Bishop Mutendi has been consistent and steadfast about his gospel of prosperity.

“We will not stop preaching the gospel of prosperity because this was one of the founding principles of this church,” he told his followers at the church’s holy shrine at Defe, in Gokwe in the Midlands last month.

Defe is the resting place of the church’s founder, Samuel Mutendi, Nehemiah’s farther, who died in 1976 after preaching the gospel for more than 60 years. His followers trek to the holy shrine every year in July to commemorate Samuel Mutendi’s death.

The founding principle is in Isaiah 14 vs 32 which says: “The Lord has founded Zion, and in her the afflicted of his people shall find refuge.”

Bishop Mutendi is quick to add that though Zion was founded as a refuge for the poor this does not mean that they have to remain poor. Jesus said in Luke 4 vs 18 that he came to preach the good news to the poor and to liberate the oppressed.

He insists that it is sometimes necessary to force the poor to extricate themselves from poverty so that they too can become wealthy.

Bishop Mutendi told his followers that it was now time to get rid of the colonial mentality which conditioned blacks to look forward to being employed rather than to becoming employers and creators of wealth.

“It is high time we became masters of our own destiny, that we create jobs ourselves. We do not have anything against whites. No. But what we want now is that when they come to our country they must come to work for us not as our bosses. This is our God-given land. We must utilise it because God blesses what we do with our own hands.”

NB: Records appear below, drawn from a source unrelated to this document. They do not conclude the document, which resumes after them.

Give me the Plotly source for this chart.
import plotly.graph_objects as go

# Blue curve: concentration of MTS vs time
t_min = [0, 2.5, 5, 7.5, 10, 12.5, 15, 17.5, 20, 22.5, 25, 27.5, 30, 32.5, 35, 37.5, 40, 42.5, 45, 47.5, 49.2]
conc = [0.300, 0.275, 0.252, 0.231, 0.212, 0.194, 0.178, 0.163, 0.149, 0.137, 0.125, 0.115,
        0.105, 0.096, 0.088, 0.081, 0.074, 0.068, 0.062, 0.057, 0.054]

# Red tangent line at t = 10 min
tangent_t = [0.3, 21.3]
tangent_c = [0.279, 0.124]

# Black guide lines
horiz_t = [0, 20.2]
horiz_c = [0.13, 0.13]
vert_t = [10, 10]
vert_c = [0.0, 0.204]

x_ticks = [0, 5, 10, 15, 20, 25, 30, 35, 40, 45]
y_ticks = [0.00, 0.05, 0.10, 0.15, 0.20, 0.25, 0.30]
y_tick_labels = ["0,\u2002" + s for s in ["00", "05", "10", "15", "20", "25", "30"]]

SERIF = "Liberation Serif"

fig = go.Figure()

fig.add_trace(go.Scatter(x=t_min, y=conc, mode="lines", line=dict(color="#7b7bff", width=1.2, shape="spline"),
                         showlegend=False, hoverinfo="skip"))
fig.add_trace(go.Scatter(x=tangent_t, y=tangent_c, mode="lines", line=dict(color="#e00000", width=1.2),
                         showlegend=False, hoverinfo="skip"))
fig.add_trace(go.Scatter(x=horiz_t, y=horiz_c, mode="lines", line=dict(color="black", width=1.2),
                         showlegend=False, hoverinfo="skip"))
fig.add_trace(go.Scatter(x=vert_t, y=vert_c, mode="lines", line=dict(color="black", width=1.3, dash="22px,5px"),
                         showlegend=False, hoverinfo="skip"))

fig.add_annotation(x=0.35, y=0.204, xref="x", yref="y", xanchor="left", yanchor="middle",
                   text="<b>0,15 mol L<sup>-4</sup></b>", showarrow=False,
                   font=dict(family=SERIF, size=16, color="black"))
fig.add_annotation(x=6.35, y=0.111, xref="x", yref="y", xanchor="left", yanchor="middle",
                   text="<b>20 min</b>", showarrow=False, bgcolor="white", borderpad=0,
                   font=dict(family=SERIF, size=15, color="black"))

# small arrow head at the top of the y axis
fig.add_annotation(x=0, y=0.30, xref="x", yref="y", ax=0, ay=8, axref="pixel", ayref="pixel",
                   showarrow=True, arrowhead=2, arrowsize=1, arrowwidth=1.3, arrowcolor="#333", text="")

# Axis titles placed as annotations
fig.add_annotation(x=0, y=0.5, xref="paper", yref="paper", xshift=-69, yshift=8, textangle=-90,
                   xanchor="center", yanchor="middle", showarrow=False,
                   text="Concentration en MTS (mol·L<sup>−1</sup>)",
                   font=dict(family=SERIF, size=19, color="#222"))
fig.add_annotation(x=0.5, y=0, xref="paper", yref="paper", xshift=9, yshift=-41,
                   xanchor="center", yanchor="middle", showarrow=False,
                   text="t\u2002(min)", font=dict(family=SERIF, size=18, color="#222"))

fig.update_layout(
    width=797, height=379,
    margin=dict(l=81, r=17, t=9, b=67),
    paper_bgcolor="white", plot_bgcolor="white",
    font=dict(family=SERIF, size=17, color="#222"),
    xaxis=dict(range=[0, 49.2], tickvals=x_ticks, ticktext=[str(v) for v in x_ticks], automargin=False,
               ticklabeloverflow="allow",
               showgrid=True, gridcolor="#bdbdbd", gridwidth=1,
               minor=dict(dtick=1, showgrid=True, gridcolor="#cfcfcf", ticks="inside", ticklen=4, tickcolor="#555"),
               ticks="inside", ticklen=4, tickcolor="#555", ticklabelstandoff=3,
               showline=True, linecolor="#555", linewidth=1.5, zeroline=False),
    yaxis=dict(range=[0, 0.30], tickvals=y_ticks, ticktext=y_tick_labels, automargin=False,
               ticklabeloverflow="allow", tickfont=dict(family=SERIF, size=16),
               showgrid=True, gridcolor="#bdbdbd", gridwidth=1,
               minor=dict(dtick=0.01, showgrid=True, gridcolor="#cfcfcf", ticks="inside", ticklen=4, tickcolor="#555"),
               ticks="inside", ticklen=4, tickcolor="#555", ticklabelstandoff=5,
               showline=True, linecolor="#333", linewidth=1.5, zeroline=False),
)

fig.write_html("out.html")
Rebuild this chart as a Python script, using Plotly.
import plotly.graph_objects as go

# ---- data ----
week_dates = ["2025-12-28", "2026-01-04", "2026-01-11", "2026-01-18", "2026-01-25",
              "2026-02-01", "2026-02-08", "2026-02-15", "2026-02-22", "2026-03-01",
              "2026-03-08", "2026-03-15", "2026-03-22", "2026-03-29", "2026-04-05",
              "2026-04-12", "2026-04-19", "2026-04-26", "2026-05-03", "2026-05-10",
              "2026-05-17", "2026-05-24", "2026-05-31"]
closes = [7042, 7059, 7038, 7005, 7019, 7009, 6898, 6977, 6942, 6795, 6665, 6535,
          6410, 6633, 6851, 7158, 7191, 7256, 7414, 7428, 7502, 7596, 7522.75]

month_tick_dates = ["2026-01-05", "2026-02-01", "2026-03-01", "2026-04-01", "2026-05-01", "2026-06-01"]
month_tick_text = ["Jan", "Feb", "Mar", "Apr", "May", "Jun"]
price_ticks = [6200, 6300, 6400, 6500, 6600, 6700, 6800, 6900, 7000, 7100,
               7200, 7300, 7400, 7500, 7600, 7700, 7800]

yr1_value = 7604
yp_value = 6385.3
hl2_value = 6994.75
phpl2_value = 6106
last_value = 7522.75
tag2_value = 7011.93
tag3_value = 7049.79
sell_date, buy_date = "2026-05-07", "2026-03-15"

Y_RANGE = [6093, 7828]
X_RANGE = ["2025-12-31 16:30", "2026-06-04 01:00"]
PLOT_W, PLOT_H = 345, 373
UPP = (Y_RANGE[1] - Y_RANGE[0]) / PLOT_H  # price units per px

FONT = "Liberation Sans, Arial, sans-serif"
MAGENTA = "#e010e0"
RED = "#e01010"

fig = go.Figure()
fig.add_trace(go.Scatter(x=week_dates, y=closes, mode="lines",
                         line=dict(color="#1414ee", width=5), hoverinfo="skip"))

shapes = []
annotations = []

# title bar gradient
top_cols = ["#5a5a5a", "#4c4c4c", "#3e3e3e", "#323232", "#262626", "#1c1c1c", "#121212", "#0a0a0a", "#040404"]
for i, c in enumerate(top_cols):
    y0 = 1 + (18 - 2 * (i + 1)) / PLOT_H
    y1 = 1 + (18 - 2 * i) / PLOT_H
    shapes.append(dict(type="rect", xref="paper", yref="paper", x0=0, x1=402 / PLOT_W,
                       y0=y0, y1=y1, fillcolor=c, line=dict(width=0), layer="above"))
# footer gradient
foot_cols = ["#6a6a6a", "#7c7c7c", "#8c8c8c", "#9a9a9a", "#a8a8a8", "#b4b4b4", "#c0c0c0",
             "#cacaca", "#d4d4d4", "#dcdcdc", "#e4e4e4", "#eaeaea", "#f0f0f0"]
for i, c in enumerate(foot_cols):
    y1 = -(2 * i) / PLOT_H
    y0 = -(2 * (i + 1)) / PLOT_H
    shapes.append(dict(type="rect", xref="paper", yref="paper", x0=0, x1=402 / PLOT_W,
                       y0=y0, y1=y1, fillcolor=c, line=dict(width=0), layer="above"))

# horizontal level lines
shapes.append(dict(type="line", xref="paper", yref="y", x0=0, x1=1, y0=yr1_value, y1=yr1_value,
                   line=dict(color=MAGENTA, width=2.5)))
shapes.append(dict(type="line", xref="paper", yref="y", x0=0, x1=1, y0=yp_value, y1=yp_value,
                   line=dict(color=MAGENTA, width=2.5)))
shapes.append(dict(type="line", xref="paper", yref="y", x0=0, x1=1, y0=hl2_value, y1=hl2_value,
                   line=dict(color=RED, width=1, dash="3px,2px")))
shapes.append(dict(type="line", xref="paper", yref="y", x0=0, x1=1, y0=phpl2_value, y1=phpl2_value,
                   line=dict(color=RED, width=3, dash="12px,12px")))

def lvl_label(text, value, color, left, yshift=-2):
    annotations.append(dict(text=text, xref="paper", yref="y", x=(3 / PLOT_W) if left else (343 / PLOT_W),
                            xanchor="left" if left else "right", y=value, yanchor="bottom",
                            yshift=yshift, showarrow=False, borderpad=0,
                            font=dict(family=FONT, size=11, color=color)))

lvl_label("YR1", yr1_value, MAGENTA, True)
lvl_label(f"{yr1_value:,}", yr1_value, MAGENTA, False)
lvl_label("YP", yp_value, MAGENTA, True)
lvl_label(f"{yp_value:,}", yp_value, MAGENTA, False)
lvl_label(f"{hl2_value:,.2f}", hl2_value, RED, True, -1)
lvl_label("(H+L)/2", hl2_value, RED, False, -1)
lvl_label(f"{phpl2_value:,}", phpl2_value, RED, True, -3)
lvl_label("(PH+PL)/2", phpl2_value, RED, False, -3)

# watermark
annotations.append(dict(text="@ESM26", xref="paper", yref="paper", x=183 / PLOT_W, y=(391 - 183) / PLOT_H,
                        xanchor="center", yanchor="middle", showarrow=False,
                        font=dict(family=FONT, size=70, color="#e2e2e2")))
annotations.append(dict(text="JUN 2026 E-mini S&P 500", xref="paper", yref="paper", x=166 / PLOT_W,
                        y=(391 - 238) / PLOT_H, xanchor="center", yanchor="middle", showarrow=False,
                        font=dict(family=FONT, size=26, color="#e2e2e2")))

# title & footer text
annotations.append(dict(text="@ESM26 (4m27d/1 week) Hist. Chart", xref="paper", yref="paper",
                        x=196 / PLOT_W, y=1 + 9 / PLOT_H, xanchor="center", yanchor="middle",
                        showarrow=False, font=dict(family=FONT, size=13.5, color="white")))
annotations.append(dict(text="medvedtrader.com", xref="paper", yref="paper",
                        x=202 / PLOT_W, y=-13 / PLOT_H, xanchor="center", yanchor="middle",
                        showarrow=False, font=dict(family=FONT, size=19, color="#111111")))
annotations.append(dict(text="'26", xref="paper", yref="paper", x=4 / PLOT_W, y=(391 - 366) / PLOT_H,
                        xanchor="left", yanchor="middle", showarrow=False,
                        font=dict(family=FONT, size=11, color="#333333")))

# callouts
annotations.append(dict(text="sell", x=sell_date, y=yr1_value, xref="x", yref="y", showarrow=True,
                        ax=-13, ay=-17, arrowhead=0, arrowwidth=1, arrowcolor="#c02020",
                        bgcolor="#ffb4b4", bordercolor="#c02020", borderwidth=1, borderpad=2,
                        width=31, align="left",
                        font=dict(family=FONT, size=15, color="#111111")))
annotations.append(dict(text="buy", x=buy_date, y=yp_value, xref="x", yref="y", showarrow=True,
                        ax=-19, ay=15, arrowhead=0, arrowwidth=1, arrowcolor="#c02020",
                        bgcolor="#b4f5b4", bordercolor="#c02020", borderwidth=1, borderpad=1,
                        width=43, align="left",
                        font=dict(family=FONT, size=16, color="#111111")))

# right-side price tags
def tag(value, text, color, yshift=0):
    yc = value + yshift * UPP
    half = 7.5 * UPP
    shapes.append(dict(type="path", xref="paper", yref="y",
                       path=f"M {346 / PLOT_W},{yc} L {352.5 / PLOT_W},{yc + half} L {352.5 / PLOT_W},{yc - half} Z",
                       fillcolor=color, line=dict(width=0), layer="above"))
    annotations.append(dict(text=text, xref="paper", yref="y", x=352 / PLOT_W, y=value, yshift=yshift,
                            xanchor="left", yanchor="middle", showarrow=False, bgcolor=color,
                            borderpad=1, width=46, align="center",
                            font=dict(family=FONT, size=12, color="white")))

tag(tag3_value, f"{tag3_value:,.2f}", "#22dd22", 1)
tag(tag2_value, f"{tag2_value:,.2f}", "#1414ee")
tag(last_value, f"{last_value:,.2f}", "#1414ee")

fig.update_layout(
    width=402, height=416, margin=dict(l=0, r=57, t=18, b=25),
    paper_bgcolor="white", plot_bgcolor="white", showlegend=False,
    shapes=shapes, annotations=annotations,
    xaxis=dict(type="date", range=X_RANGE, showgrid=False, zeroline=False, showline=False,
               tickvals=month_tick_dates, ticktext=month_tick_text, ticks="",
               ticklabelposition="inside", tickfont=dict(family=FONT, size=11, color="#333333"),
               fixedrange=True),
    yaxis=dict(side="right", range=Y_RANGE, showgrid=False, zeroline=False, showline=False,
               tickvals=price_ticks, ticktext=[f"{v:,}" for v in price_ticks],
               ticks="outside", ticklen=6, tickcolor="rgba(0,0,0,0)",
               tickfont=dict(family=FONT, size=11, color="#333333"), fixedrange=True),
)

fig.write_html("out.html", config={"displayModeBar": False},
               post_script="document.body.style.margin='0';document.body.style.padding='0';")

That sounded like a script from President Robert Mugabe’s Zimbabwe African National Union-Patriotic Front, but Bishop Mutendi shuns politics because it disunites church members. But he insists that it is every Zimbabwean’s right to vote for a party of his or her own choice as long as politics does not filter into church activities.

When the people have made their choice, Bishop Mutendi says, they, or at least his followers, should be subject to the governing authorities because there is no authority except from God and those that exist have been instituted by God.

In a politically volatile country like Zimbabwe, where religious leaders have openly sided with one political party or another even prior to independence, Bishop Mutendi is worried that he might be misunderstood.

He is so worried that way back in 2003 when a prophet from his church urged church elders to shy away from politics because Mugabe was going to outlast his enemies, Bishop Mutendi said this must not be publicised because it might be misunderstood. Politics had divided some church chapters into two factions, one loyal to Mugabe and the other to Movement for Democratic Change leader Morgan Tsvangirai.

The prophecy was published early this year in a kindle book: When religious beliefs clash with journalism principles, and chronicles how Mugabe survived the Western onslaught over the past decade.

But the church and ZANU-PF share one thing- the revolution. Bishop Mutendi says the ZCC is a revolutionary church but not a revolutionary party. It is revolutionary in the sense that when Samuel Mutendi started preaching the gospel in 1913 he was he was beaten up and arrested because blacks were not allowed to start their own churches and preach the word of God.

Black nationalist movements only became revolutionary four decades later when they too sought to govern their own country.

“Our revolution is like the Chinese revolution,” Bishop Mutendi told his followers. “Our revolution is aimed at fighting poverty, just like China did over 50 years. Now it is the second richest country in the world. We too can do the same thing because the God of Abraham, Isaac and Jacob is behind us. We have already demonstrated to the world that we can accomplish big things by building our own temple. If we unite and work together, it will not take us 50 years to eradicate poverty and prosper.”

The signs are already there. This year, church followers in Zimbabwe alone hired 412, 64-seater buses to travel to Defe. This did include those who used their own transport, those who travelled from South Africa, Mozambique and Botswana, and those who walked to the holy shrine.